Personal earthquake

I'm in love with a man who was abused by a priest.

Published April 8, 2003 7:35PM (EDT)

Dear Cary,

I am a relatively successful American gay man in my late 30s who has recently begun to live and work in Brussels, Belgium. I love my life here and I am quite excited by the work I do. I worked very hard to get here, and in many ways, being here is the culmination of many things for me -- personal, vocational, educational, political, etc. I am also in a nine-year relationship with a lovely, lovely man whom I love very much. However, he has had a bit of a personal earthquake recently and I am in need of some guidance.

My partner was abused by a Catholic priest when he was a teenager. He recently decided to pursue some legal remedy, which required that he spend six months in the United States. During this time, he joined a very large and supportive group that held him up when it seemed like he might sink. Ultimately, he won the legal remedy, and we are now together in Europe. However, this priest "stuff" unearthed a world within him that is still a bit ugly and very deep and requires lots of personal work on his part. And he is utterly without the support network that provided him with so much sustenance during the trauma. In other words, there is nobody but me.

Since I was not with him in the U.S. during this time, I'm still not sure that I fully understand the earthquake he went through. But I do know that he has been having trouble since coming here. He has been relatively unsuccessful at finding ways to work on the priest stuff while in Brussels. Although I am a very loving and supportive partner (and he would definitely agree), I simply am not the therapeutic type and I do not have the skills to do much more than love him and try my best to give him what he needs right now. But it seems that my best might not be enough under these circumstances.

Some of his friends who were part of the support group don't think Brussels is a very good place for him to be right now. They honestly think that he should be back with his community in the U.S. so that he has a lot of support to work on his stuff. There have even been calls for me to move back too, to help and support him. It seems that for him, there is a choice between being with me here and getting over this major shit.

Then there is my side of this -- the dream-come-true stuff that I mentioned in the first paragraph. Plus, there is my fundamental problem with the state of the U.S. right now. I think that I would shrivel up and die if I were to return to the country that seems to provide the antithesis of the things that I find important in life -- things that are such fundamental, sane values here in Europe. My partner recognizes this too, and feels the same way about being here. But some of his emotional needs are just not being met.

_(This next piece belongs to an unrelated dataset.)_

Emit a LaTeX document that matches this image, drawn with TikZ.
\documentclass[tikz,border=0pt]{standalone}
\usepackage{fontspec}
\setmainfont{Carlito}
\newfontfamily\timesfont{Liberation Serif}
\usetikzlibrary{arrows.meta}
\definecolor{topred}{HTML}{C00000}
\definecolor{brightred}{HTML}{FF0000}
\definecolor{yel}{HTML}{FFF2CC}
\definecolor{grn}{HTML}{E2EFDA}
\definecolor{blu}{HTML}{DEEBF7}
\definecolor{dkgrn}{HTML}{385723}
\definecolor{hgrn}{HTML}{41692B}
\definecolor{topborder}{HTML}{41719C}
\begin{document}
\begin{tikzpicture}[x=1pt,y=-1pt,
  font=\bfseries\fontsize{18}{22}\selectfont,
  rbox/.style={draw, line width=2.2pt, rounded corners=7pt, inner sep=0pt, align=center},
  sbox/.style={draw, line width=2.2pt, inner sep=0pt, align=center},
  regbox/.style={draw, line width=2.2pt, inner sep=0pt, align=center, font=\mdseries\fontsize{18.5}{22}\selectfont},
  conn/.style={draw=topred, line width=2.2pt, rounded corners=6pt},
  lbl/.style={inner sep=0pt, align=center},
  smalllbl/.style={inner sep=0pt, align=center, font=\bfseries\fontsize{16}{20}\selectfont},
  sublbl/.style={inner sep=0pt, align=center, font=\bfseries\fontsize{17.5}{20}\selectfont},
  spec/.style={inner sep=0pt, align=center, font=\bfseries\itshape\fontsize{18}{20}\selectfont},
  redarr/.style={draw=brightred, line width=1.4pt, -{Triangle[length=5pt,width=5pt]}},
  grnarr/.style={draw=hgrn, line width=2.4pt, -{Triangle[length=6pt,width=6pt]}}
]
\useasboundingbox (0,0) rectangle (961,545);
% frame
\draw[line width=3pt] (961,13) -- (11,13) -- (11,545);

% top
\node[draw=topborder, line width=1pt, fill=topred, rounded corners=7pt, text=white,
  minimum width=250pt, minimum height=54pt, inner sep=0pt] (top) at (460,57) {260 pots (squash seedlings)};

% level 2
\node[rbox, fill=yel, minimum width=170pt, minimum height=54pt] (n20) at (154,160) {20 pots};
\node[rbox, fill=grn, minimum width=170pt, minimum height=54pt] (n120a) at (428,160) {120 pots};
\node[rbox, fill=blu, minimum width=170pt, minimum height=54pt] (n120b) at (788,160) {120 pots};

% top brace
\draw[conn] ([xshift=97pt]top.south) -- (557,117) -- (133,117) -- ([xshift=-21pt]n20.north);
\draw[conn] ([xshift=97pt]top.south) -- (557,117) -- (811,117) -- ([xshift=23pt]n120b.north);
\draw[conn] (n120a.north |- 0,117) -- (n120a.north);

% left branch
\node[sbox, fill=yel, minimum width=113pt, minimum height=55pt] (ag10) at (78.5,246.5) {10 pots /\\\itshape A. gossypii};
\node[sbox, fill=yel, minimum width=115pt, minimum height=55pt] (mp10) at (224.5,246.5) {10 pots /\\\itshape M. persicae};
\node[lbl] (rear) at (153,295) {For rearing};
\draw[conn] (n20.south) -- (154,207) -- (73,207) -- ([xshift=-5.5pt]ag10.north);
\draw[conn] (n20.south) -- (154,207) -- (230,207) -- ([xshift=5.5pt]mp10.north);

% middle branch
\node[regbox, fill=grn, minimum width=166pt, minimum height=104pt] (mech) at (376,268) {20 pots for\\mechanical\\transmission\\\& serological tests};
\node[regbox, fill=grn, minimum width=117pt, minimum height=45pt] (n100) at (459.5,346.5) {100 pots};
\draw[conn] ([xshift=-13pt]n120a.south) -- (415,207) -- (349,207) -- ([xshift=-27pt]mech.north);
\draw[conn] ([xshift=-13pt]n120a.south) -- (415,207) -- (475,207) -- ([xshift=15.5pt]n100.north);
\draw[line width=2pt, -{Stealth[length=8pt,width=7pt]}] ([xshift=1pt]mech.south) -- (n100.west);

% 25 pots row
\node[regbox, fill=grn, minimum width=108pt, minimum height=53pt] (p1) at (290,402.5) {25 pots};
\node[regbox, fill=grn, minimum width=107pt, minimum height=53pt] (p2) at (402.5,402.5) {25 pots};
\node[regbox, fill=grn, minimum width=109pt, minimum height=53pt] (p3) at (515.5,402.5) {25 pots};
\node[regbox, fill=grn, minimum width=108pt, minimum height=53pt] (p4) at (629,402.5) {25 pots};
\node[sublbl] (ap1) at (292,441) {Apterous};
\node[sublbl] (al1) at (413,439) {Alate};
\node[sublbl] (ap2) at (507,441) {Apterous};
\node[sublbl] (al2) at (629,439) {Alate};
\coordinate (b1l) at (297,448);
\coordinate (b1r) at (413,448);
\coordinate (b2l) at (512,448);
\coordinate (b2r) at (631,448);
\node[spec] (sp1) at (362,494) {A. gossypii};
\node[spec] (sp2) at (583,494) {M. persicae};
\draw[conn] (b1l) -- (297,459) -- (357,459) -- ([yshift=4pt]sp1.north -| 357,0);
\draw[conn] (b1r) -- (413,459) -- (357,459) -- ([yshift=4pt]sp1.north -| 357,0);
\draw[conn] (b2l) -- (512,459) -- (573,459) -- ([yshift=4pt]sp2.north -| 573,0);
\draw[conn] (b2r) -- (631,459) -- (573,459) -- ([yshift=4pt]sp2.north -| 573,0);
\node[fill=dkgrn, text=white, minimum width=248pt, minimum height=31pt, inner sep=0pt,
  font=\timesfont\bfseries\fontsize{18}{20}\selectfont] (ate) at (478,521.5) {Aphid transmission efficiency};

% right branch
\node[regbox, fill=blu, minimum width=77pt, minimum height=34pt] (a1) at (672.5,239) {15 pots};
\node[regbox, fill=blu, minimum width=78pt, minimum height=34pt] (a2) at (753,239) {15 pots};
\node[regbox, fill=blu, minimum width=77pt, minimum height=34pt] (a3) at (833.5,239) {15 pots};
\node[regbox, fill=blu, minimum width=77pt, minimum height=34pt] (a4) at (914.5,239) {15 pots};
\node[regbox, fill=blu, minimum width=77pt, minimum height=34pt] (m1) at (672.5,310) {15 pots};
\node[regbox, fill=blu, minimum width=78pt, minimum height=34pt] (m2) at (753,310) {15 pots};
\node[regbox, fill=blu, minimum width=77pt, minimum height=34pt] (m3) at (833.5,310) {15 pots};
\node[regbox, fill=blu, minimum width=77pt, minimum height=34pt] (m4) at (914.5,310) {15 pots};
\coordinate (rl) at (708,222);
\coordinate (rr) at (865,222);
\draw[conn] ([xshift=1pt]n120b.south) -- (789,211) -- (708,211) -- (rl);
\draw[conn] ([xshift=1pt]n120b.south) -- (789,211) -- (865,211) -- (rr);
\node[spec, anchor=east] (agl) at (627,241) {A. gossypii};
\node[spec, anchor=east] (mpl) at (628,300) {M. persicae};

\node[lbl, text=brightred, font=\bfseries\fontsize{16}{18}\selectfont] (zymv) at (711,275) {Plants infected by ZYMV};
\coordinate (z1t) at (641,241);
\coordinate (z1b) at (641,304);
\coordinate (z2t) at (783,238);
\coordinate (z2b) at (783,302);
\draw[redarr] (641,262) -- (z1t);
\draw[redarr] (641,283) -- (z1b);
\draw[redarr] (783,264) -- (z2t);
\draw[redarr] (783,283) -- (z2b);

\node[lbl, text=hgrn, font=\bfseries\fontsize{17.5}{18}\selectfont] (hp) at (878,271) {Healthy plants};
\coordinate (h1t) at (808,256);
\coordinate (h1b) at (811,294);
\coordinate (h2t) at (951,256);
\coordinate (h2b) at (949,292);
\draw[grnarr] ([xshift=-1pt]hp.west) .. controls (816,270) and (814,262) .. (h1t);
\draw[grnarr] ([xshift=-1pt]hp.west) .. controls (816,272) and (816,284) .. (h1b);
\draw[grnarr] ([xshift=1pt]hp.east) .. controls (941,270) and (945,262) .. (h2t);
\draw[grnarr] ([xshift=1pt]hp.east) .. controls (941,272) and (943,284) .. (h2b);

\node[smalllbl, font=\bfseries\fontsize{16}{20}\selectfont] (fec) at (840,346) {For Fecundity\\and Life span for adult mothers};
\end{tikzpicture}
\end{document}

I do not want to set up a dichotomy of choices such as 1) stay in Europe and risk my partner's emotional health and be the selfish careerist and 2) go to the U.S. where the partner has emotional health but I shrivel up personally and derail the train that has brought me (us) to what I thought was our desired destination. There is definitely something in the middle of those two choices that I am having a difficult time locating. Thoughts? Thanks.

Don't Want to Derail

Dear Don't Want to Derail,

Thank you for your thoughtful and moving letter. I was told by someone recently that the real value of this column isn't so much my advice as the letters themselves, such clear, honest and concise expositions of the human condition.

I agree with you that the solution lies in some middle path, but my proposal may sound a bit ambitious: If there is not a large abuse-survivor network in Brussels, I think your lover should stay there with you and devote himself to building one. And I think you should help him.

I don't know if you are aware of how A.A. began, but it began with a man's discovery that if he sought out fellow sufferers and attempted to help them, he got better himself. I don't see why the same human principle wouldn't work with the trauma of priest sexual abuse. In fact, I suspect something along the lines of mutual support by fellow sufferers has worked well in the U.S., which is probably why your mate misses it so much. But rather than lament its absence, why not build a group in Brussels? This is a marvelous opportunity to give the world something enduring and useful. And it is a way for you, who feels understandably at a loss, to offer invaluable aid: Your practical skills and knowledge of the area can help him. If you are successful, thousands will be indebted to both of you as the magnitude of this monstrous crime continues to unfold.

To your mate, I would say there is nothing more healing than making oneself useful to others. And there is nothing more useful to others than the hope, strength and wisdom of a fellow survivor. Besides, the American spirit says, if you can't find it in stores, make it yourself.

And there is the geopolitical angle: While America's recent course of action in Iraq has strained relations with Europe, this is a chance to do your small part to bring Europe something of America's true genius, which lies not in diplomacy but in its unselfconscious and practical solutions to the moral and spiritual vexations of our time. For all its silly slogans, its encounter-group tribalism and Wal-Mart confessionals, the self-help movement is still a gift to the world as profoundly helpful as Vienna's gift of psychoanalysis. Rather than lament that because of their private, dignified nature Europeans have not seen fit to provide expatriate Americans with the therapeutic gatherings they crave, it seems to me it's the job of you expatriates to bring such American inventions to Europe. It would never occur to Europeans. But some version of it, adapted to European sensibilities, might well help thousands of your partner's fellow European victims of priest sexual abuse. And in helping them, of course, he will be healing himself.